Telenovela e thriller in "La ragazza della neve". Ne avevamo bisogno?

Una bambina scomparsa, delle indagini a rilento e una giornalista che fa i conti con il suo trauma. Il nuovo thriller di produzione spagnola primo in classifica su Netflix

Telenovela e thriller in "La ragazza della neve". Ne avevamo bisogno?

Dopo il successo planetario - e ancora inesaurito - de La Casa De Papel e di Elite, i produttori spagnoli tornano a esplorare nuovi generi e format, conquistando le prime posizioni della classifica di Netflix con La Ragazza di Neve (La Chica de Nieve), un thriller-poliziesco che prende vita dall'inchiostro dell'omonima best-seller di Javier Castillo. Una serie capace sì di catturare l'attenzione e tenere con il fiato sospeso, ma che spesso cade nella banalità e, peggio ancora, interrompe o lascia incomplete diverse sottotrame, lasciando lo spettatore insoddisfatto.

La serie si apre nella piccola città andalusa di Málaga, nel 2010, durante l'affollata sfilata dei Re Magi. Quello che si presenta come il momento più magico dell'anno si trasforma in un incubo senza fine per la famiglia Martín quando la piccola Amaya, la figlia di quasi sei anni, scompare tra la folla. I genitori, disperati, lanciano subito l'allarme. Iniziano le ricerche, la polizia indaga e, come in ogni caso di cronaca nera, i media si lanciano massivamente sulla storia. A prendere particolarmente a cuore la sparizione di Amaya è l'apprendista giornalista Miren Rojo che, affiancata dal mentore e collega Eduardo, avvia un'indagine parallela a quella dell'ispettrice Millán, di cui ritiene discutibili l'impegno e i metodi investigativi a causa di alcuni trascorsi che ancora la tormentano.

Giocando con i tempi, scopriamo che l'indagine va avanti per anni senza successo. L'unica a non essersi arresa, oltre ai genitori della piccola, è proprio la giovane Miren che, consciamente o meno, esorcizza il trauma dell'abuso subito anni prima ma mai metabolizzato con la ricerca ossessiva di Amaya. Le ipotesi e gli indagati sono diversi, in una fitta rete di sospetti, ansie, angoscia e speranza. Forse troppo fitta: si vuole narrare tutto e incrociare diversi piani, ma ci si dimentica di chiudere alcuni cerchi e si lasciano in sospeso troppe sottotrame. Il risultato è un finale che, seppur a lieto fine, lascia l'amaro in bocca per come si è evoluta in modo squilibrato la narrazione.

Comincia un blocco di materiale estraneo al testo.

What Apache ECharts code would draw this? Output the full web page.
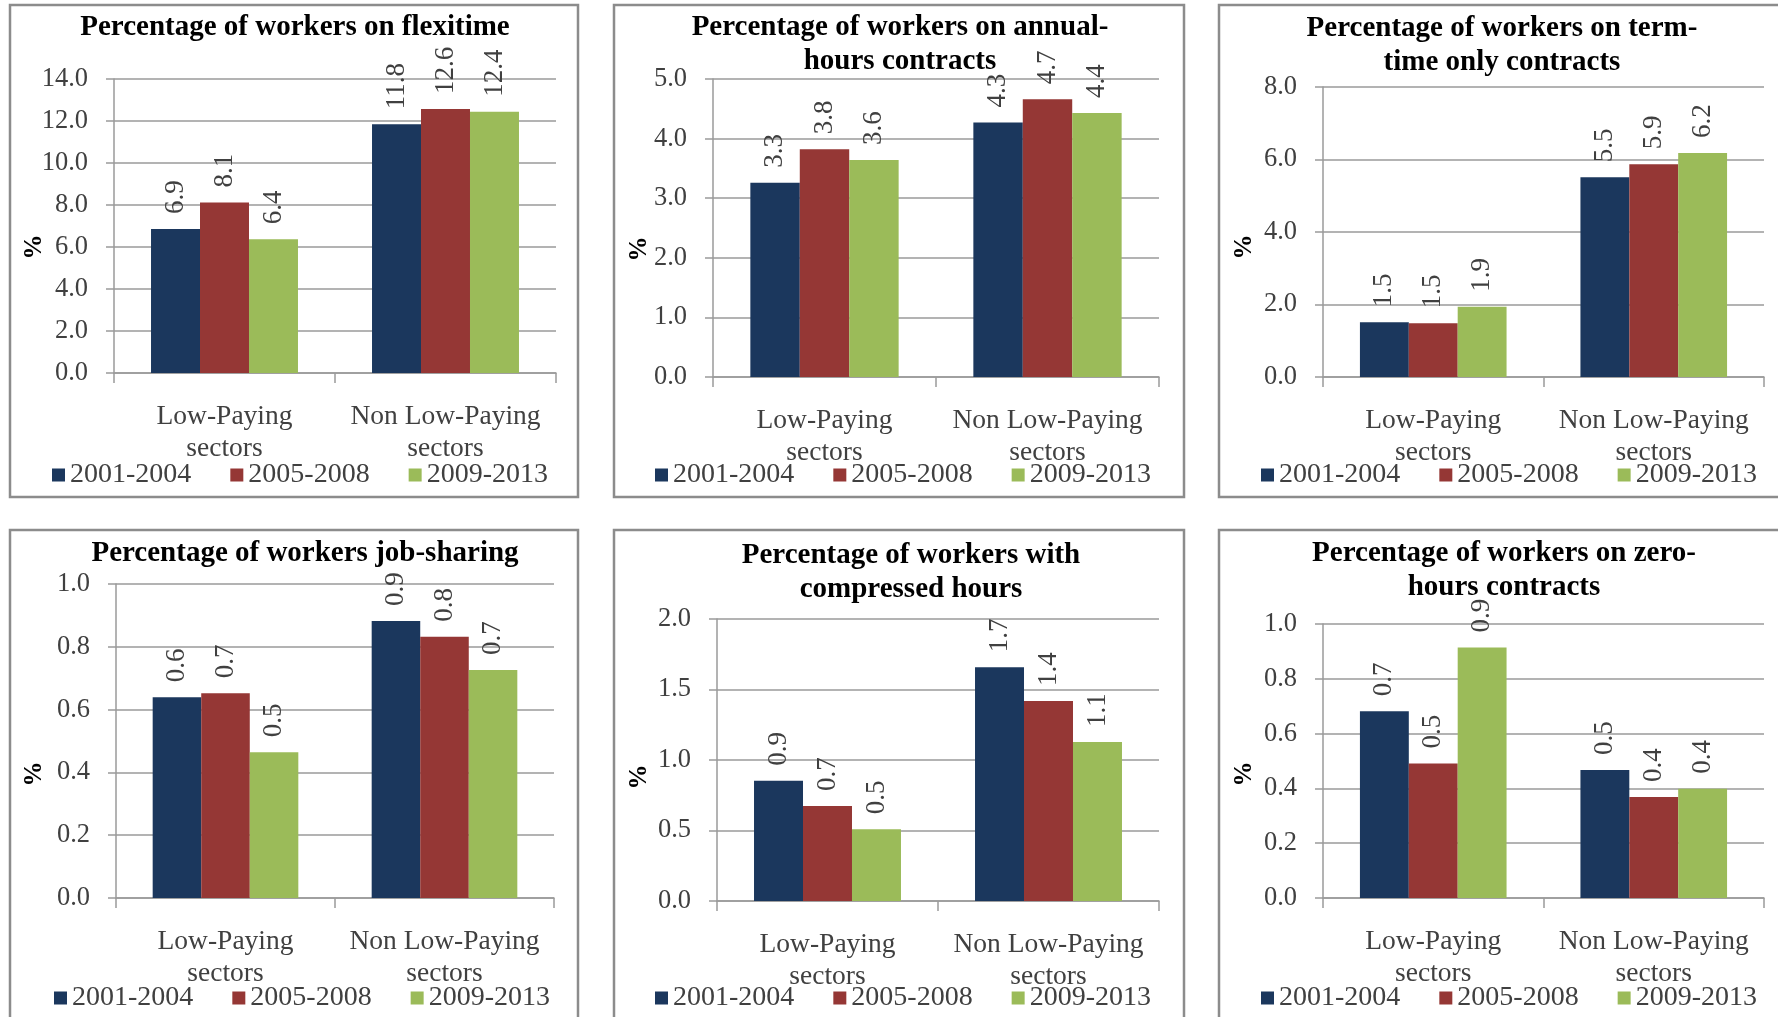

Anche se permane in sottofondo quel tono melenso tipico della telenovela, gli attori sono fortunatamente riusciti a svestirsi di quel campionario espressivo e gestuale fortemente marcato che caratterizza le perfomance nelle produzioni spagnole e le reazioni estreme sono quindi limitate a pochi e giustificati momenti. Anche troppo apatica l'interpretazione di Milena Smit (già vista in Madres Paralelas di Pedro Almodóvar) nei panni della reporter Miren: una scelta ponderata, basata sugli eventi che hanno intaccato il processo di crescita della ragazza, ma che portano l'attrice a una performance alquanto piatta, poco coinvolgente e per questo respingente dal punto di vista dell'immedesimazione spettatoriale.

A guastare ancora un po' il gusto de La Ragazza di Neve sono proprio gli elementi tipici del thriller-poliziesco.

L'impressione è quella di voler rispettare talmente alla lettera il genere dal finire per tratteggiarne una forzatura: quasi ogni scena, dalle inquadrature ai dialoghi, fino alle più semplici azioni dei personaggi, scade nella prevedibilità, in quanto ricalca in modo piuttosto fastidioso la sceneggiatura del classico giallo statunitense. Il risultato? Un continuo dejà-vu.